• **EXCERPTED DATA**
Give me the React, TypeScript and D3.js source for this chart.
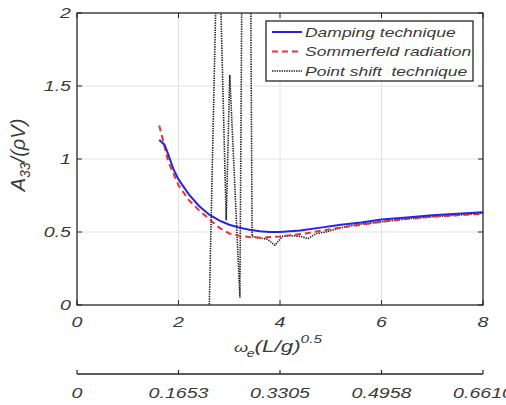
import React from 'react';
import * as d3 from 'd3';

const xTicks = [0, 2, 4, 6, 8];
const xTickLabels = ['0', '2', '4', '6', '8'];
const yTicks = [0, 0.5, 1, 1.5, 2];
const yTickLabels = ['0', '0.5', '1', '1.5', '2'];
const secTickLabels = ['0', '0.1653', '0.3305', '0.4958', '0.6610'];

const dampX = [1.62, 1.72, 1.8, 1.9, 2.0, 2.2, 2.4, 2.6, 2.8, 3.0, 3.2, 3.4, 3.6, 3.8, 4.0, 4.4, 4.8, 5.2, 5.6, 6.0, 6.5, 7.0, 7.5, 8.0];
const dampY = [1.13, 1.1, 1.03, 0.93, 0.86, 0.76, 0.68, 0.62, 0.58, 0.55, 0.53, 0.515, 0.505, 0.5, 0.5, 0.51, 0.53, 0.55, 0.565, 0.585, 0.6, 0.615, 0.625, 0.635];

const sommX = [1.62, 1.7, 1.8, 1.9, 2.0, 2.2, 2.4, 2.6, 2.8, 3.0, 3.2, 3.4, 3.6, 3.8, 4.0, 4.5, 5.0, 5.5, 6.0, 6.5, 7.0, 7.5, 8.0];
const sommY = [1.23, 1.12, 0.98, 0.9, 0.82, 0.72, 0.65, 0.59, 0.53, 0.49, 0.475, 0.465, 0.46, 0.465, 0.47, 0.49, 0.52, 0.545, 0.57, 0.59, 0.605, 0.615, 0.625];

const shiftX = [2.58, 2.78, 2.94, 3.01, 3.21, 3.34, 3.45, 3.6, 3.75, 3.9, 4.05, 4.2, 4.4, 4.55, 4.72, 4.9, 5.2, 5.5, 6.0, 6.5, 7.0, 7.5, 8.0];
const shiftY = [-0.44, 2.79, 0.58, 1.575, 0.05, 7.3, 0.47, 0.46, 0.45, 0.41, 0.47, 0.475, 0.47, 0.455, 0.49, 0.5, 0.53, 0.55, 0.57, 0.59, 0.605, 0.615, 0.63];

const legendLabels = ['Damping technique', 'Sommerfeld radiation', 'Point shift  technique'];

const W = 506, H = 405;
const L = 77, R = 483, T = 13, B = 305;
const SX = 1.4;
const textColor = '#3a3a3a';
const axisColor = '#262626';
const font = '"Liberation Sans", Arial, sans-serif';

export default function App() {
  const x = d3.scaleLinear().domain([0, 8]).range([L, R]);
  const y = d3.scaleLinear().domain([0, 2]).range([B, T]);
  const line = d3.line<[number, number]>().x(d => x(d[0])).y(d => y(d[1]));
  const damp = line(dampX.map((v, i) => [v, dampY[i]]) as [number, number][]) || '';
  const somm = line(sommX.map((v, i) => [v, sommY[i]]) as [number, number][]) || '';
  const shift = line(shiftX.map((v, i) => [v, shiftY[i]]) as [number, number][]) || '';

  const styles = [
    { stroke: '#2424e8', dash: undefined as string | undefined, width: 2 },
    { stroke: '#f03030', dash: '6,4', width: 2 },
    { stroke: '#222222', dash: '1.4,1', width: 1.6 },
  ];

  const secY = 374;

  return (
    <svg width={W} height={H} style={{ position: 'absolute', left: 0, top: 0, background: '#fff' }} fontFamily={font} fontStyle="italic">
      <defs>
        <clipPath id="plotclip">
          <rect x={L} y={T} width={R - L} height={B - T} />
        </clipPath>
      </defs>
      <rect x={0} y={0} width={W} height={H} fill="#fff" />
      {xTicks.slice(1, -1).map(t => (
        <line key={'gx' + t} x1={x(t)} x2={x(t)} y1={T} y2={B} stroke="#e2e2e2" strokeWidth={1} />
      ))}
      {yTicks.slice(1, -1).map(t => (
        <line key={'gy' + t} x1={L} x2={R} y1={y(t)} y2={y(t)} stroke="#e2e2e2" strokeWidth={1} />
      ))}
      <g clipPath="url(#plotclip)" fill="none">
        <path d={shift} stroke={styles[2].stroke} strokeWidth={styles[2].width} strokeDasharray={styles[2].dash} />
        <path d={somm} stroke={styles[1].stroke} strokeWidth={styles[1].width} strokeDasharray={styles[1].dash} />
        <path d={damp} stroke={styles[0].stroke} strokeWidth={styles[0].width} />
      </g>
      <rect x={L} y={T} width={R - L} height={B - T} fill="none" stroke={axisColor} strokeWidth={1.3} />
      {xTicks.map(t => (
        <g key={'tx' + t}>
          <line x1={x(t)} x2={x(t)} y1={B} y2={B - 5} stroke={axisColor} />
          <line x1={x(t)} x2={x(t)} y1={T} y2={T + 5} stroke={axisColor} />
        </g>
      ))}
      {yTicks.map(t => (
        <g key={'ty' + t}>
          <line x1={L} x2={L + 5} y1={y(t)} y2={y(t)} stroke={axisColor} />
          <line x1={R} x2={R - 5} y1={y(t)} y2={y(t)} stroke={axisColor} />
        </g>
      ))}
      {xTicks.map((t, i) => (
        <text key={'lx' + t} transform={`translate(${x(t)},327) scale(${SX},1)`} textAnchor="middle" fontSize={14} fill={textColor}>
          {xTickLabels[i]}
        </text>
      ))}
      {yTicks.map((t, i) => (
        <text key={'ly' + t} transform={`translate(71,${y(t) + 5}) scale(${SX},1)`} textAnchor="end" fontSize={14} fill={textColor}>
          {yTickLabels[i]}
        </text>
      ))}
      <text transform={`translate(234,352) scale(${SX},1)`} fill={textColor} fontSize={16}>
        <tspan fontSize={13}>ω</tspan>
        <tspan fontSize={10} dy={5} dx={-1}>e</tspan>
        <tspan dy={-5}>(L/g)</tspan>
        <tspan fontSize={11} dy={-9}>0.5</tspan>
      </text>
      <text transform="translate(25,155) rotate(-90)" textAnchor="middle" fill={textColor} fontSize={20}>
        <tspan>A</tspan>
        <tspan fontSize={14} dy={5}>33</tspan>
        <tspan dy={-5}>/(ρV)</tspan>
      </text>
      <line x1={L} x2={R} y1={secY} y2={secY} stroke={axisColor} strokeWidth={1.3} />
      {xTicks.map((t, i) => (
        <g key={'sx' + t}>
          <line x1={x(t)} x2={x(t)} y1={secY} y2={secY - 4} stroke={axisColor} strokeWidth={1.2} />
          <text transform={`translate(${x(t)},398) scale(${SX},1)`} textAnchor="middle" fontSize={14} fill={textColor}>
            {secTickLabels[i]}
          </text>
        </g>
      ))}
      <rect x={266} y={21} width={207} height={60} fill="#fff" stroke={axisColor} strokeWidth={1.3} />
      {legendLabels.map((lab, i) => {
        const ly = 32 + i * 19.5;
        return (
          <g key={lab}>
            <line x1={272} x2={302} y1={ly} y2={ly} stroke={styles[i].stroke} strokeWidth={styles[i].width} strokeDasharray={styles[i].dash} />
            <text transform={`translate(305,${ly + 4.5}) scale(${SX},1)`} fontSize={12.5} fill={textColor} style={{ whiteSpace: 'pre' }} xmlSpace="preserve">
              {lab}
            </text>
          </g>
        );
      })}
    </svg>
  );
}
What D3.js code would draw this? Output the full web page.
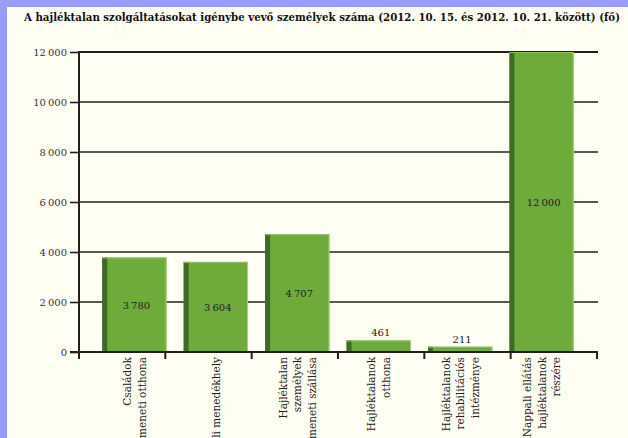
<!DOCTYPE html>
<html>
<head>
<meta charset="utf-8">
<script src="https://cdn.jsdelivr.net/npm/d3@7/dist/d3.min.js"></script>
<style>
  html, body { margin: 0; padding: 0; background: #9b9bff; }
  svg { display: block; }
</style>
</head>
<body>
<svg id="chart" width="628" height="438"></svg>
<script>
const title = "A hajléktalan szolgáltatásokat igénybe vevő személyek száma (2012. 10. 15. és 2012. 10. 21. között) (fő)"

const categories = [
  ["Családok", "átmeneti otthona"],
  ["Éjjeli menedékhely"],
  ["Hajléktalan", "személyek", "átmeneti szállása"],
  ["Hajléktalanok", "otthona"],
  ["Hajléktalanok", "rehabilitációs", "intézménye"],
  ["Nappali ellátás", "hajléktalanok", "részére"]
]
const values = [3780, 3604, 4707, 461, 211, 12000]
const y_ticks = [0, 2000, 4000, 6000, 8000, 10000, 12000]

const marginTop = 52
const marginLeft = 79
const plotRight = 597
const plotBottom = 352

const bar_color = "#6eab3a"
const bar_dark = "#3e6b27"
const grid_color = "#231f20"

const fmt = v => d3.format(",")(v).replace(/,/g, "\u202F")

const svg = d3.select("#chart")
const keys = categories.map((c, i) => "c" + i)

// cream page, purple frame on the top and left
svg.append("rect")
  .attr("x", 7).attr("y", 7)
  .attr("width", 628 - 7).attr("height", 438 - 7)
  .attr("fill", "#fffff3")

svg.append("text")
  .attr("x", 24)
  .attr("y", 21)
  .attr("font-family", "DejaVu Serif")
  .attr("font-weight", "bold")
  .attr("font-size", 11)
  .attr("fill", "#111")
  .attr("textLength", 596)
  .attr("lengthAdjust", "spacingAndGlyphs")
  .text(title)

const y = d3.scaleLinear().domain([0, 12000]).range([plotBottom, marginTop])

// bars sit on their own band scale, the tick marks on a plain one
const x_bars = d3.scaleBand().domain(keys).range([marginLeft, plotRight])
  .paddingInner(0.21).paddingOuter(0.285)
const x_ticks = d3.scaleBand().domain(keys).range([marginLeft, plotRight])

// gridlines
svg.append("g")
  .selectAll("line")
  .data(y_ticks.filter(d => d > 0))
  .join("line")
  .attr("x1", marginLeft)
  .attr("x2", plotRight + 1)
  .attr("y1", d => y(d))
  .attr("y2", d => y(d))
  .attr("stroke", grid_color)
  .attr("stroke-width", d => d == 12000 ? 2.2 : 1.4)

// y axis
const y_axis = svg.append("g")
  .attr("transform", `translate(${marginLeft},0)`)
  .call(d3.axisLeft(y).tickValues(y_ticks).tickSize(9).tickPadding(3).tickFormat(fmt))
y_axis.select(".domain").remove()
y_axis.selectAll("line").attr("stroke", grid_color).attr("stroke-width", 1.6)
y_axis.selectAll("text")
  .attr("font-family", "DejaVu Serif")
  .attr("font-size", 10)
  .attr("fill", "#333")

// bars
const bars = svg.append("g")
  .selectAll("g")
  .data(values)
  .join("g")

bars.append("rect")
  .attr("x", (d, i) => x_bars(keys[i]))
  .attr("y", d => y(d))
  .attr("width", x_bars.bandwidth())
  .attr("height", d => plotBottom - y(d))
  .attr("fill", bar_color)

bars.append("rect")
  .attr("x", (d, i) => x_bars(keys[i]))
  .attr("y", d => y(d))
  .attr("width", 5)
  .attr("height", d => plotBottom - y(d))
  .attr("fill", bar_dark)

bars.append("line")
  .attr("x1", (d, i) => x_bars(keys[i]))
  .attr("x2", (d, i) => x_bars(keys[i]) + x_bars.bandwidth())
  .attr("y1", d => y(d) + 0.5)
  .attr("y2", d => y(d) + 0.5)
  .attr("stroke", "#8fbf66")
  .attr("stroke-width", 1)

bars.append("line")
  .attr("x1", (d, i) => x_bars(keys[i]) + x_bars.bandwidth() - 0.5)
  .attr("x2", (d, i) => x_bars(keys[i]) + x_bars.bandwidth() - 0.5)
  .attr("y1", d => y(d))
  .attr("y2", plotBottom)
  .attr("stroke", "#a6d07f")
  .attr("stroke-width", 1)

// value labels: inside when the bar is tall, above otherwise
bars.append("text")
  .attr("x", (d, i) => x_bars(keys[i]) + x_bars.bandwidth() / 2 + 2)
  .attr("y", d => (plotBottom - y(d)) > 30 ? (y(d) + plotBottom) / 2 + 4 : y(d) - 4)
  .attr("text-anchor", "middle")
  .attr("font-family", "DejaVu Serif")
  .attr("font-size", 10)
  .attr("fill", "#222")
  .text(d => fmt(d))

// x axis base line, y axis line and the tick marks between categories
svg.append("line")
  .attr("x1", marginLeft - 9)
  .attr("x2", plotRight + 1)
  .attr("y1", plotBottom)
  .attr("y2", plotBottom)
  .attr("stroke", grid_color)
  .attr("stroke-width", 2)

svg.append("line")
  .attr("x1", marginLeft)
  .attr("x2", marginLeft)
  .attr("y1", marginTop - 1)
  .attr("y2", plotBottom + 7)
  .attr("stroke", grid_color)
  .attr("stroke-width", 2)

svg.append("g")
  .selectAll("line")
  .data(keys.concat(["end"]))
  .join("line")
  .attr("x1", d => d == "end" ? plotRight : x_ticks(d))
  .attr("x2", d => d == "end" ? plotRight : x_ticks(d))
  .attr("y1", plotBottom)
  .attr("y2", plotBottom + 7)
  .attr("stroke", grid_color)
  .attr("stroke-width", 2)

// category labels, rotated, every line ends just under the axis
categories.forEach((lines, i) => {
  const cx = x_bars(keys[i]) + x_bars.bandwidth() / 2
  const n = lines.length
  lines.forEach((line, j) => {
    const bx = cx + (j - (n - 1) / 2) * 14.5 + 4
    svg.append("text")
      .attr("transform", `translate(${bx},${plotBottom + 5}) rotate(-90)`)
      .attr("font-family", "DejaVu Serif")
      .attr("font-size", 10.5)
      .attr("fill", "#222")
      .attr("text-anchor", "end")
      .text(line)
  })
})
</script>
</body>
</html>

• **WHAT NEEDS TO BE DONE**
Copy the part that starts at the line with "What D3.js code" and finishes at the line with "hajléktalan szolgáltatásokat igénybe", both included, and nothing more. Pictures are left out.

• **RESULT**
What D3.js code would draw this? Output the full web page.
<!DOCTYPE html>
<html>
<head>
<meta charset="utf-8">
<script src="https://cdn.jsdelivr.net/npm/d3@7/dist/d3.min.js"></script>
<style>
  html, body { margin: 0; padding: 0; background: #9b9bff; }
  svg { display: block; }
</style>
</head>
<body>
<svg id="chart" width="628" height="438"></svg>
<script>
const title = "A hajléktalan szolgáltatásokat igénybe vevő személyek száma (2012. 10. 15. és 2012. 10. 21. között) (fő)"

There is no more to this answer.